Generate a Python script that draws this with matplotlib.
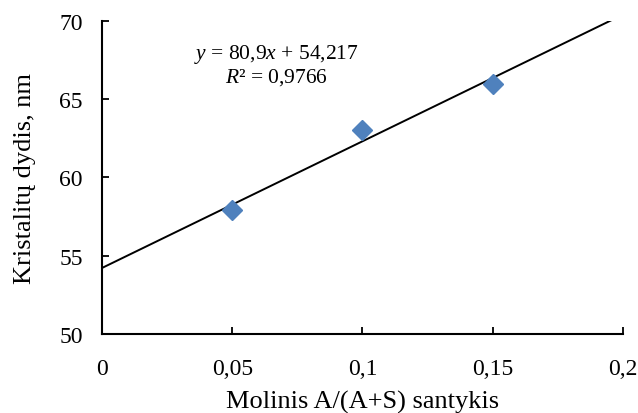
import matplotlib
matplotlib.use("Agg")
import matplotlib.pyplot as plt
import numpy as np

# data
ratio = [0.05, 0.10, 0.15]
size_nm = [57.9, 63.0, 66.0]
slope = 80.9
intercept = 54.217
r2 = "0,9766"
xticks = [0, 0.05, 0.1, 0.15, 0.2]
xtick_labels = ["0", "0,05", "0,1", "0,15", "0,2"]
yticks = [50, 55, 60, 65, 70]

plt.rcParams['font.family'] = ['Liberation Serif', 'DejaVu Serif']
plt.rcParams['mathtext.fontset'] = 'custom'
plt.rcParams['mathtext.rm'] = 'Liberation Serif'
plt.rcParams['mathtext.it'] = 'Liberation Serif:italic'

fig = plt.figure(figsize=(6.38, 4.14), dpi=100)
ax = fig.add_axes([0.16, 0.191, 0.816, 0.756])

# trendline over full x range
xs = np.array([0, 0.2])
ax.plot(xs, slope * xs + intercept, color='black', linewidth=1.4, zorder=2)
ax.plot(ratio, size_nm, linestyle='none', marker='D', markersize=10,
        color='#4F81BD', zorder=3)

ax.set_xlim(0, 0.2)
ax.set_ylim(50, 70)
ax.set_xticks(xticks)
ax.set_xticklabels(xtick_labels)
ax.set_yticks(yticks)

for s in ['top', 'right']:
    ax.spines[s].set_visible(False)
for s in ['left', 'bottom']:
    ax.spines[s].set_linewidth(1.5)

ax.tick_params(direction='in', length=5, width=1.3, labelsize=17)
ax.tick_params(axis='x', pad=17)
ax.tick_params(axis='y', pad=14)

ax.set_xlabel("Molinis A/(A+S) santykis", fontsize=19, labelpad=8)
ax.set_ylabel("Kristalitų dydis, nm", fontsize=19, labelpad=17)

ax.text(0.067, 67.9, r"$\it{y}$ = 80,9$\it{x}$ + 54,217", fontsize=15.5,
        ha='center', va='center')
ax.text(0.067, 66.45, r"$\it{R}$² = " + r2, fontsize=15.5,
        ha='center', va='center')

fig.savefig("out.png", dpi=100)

__________

▶ **WHAT YOU WILL DO**: Omitting all pictures, restate exactly the lines of the material from its start through the line that contains "import numpy as np".

▶ **THE RESULT**:
Generate a Python script that draws this with matplotlib.
import matplotlib
matplotlib.use("Agg")
import matplotlib.pyplot as plt
import numpy as np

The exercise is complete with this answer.